Outros políticos, do primeiro-ministro ao Presidente da República e ao líder do PS, não têm qualquer pretexto semelhante. Tal como lhes compete condenar a violência contra a polícia, compete-lhes condenar a violência da polícia, que não pode agir como se não tivesse responsabilidades especiais enquanto corpo da República.

3. Criou-se a ideia de que, vivendo o país tempos difíceis, as liberdades e as garantias são finezas a desconsiderar - e que estas devem seguir o mesmo caminho que já foi apontado aos direitos adquiridos, ou seja, uma hibernação nas sombras até que as finanças do país melhorem.

Isto não é, não pode ser, assim. A Constituição, com as suas liberdades, direitos e garantias, não se fez só para os tempos fáceis. Nos tempos fáceis, os problemas são menores. É para os tempos difíceis, é precisamente nos tempos difíceis, que mais precisamos de defender as liberdades civis e garantir o respeito por elas.

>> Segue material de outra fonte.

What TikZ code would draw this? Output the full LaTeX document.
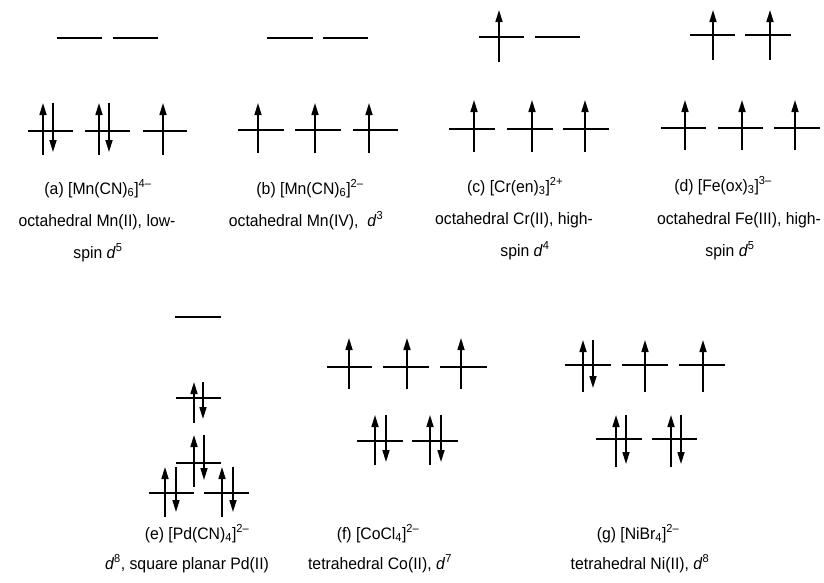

4. Mas criou-se também a ideia de que, porque os tempos são difíceis, é legítimo prescindir da paz, da abertura e da tolerância no debate público. Há quem se arvore em juiz último e se permita declarar quem são os "traidores" e a "vergonha" do país, há quem ache que a violência das medidas governamentais justifica a violência nas ruas. Não justifica, tal como a violência nas ruas não justifica a violência desproporcional da polícia.

Também é em tempos difíceis que mais precisamos da coragem de um discurso cívico, democrático e republicano, feito de paz contra a agressividade e o oportunismo dos absolutistas, venham eles de onde vierem.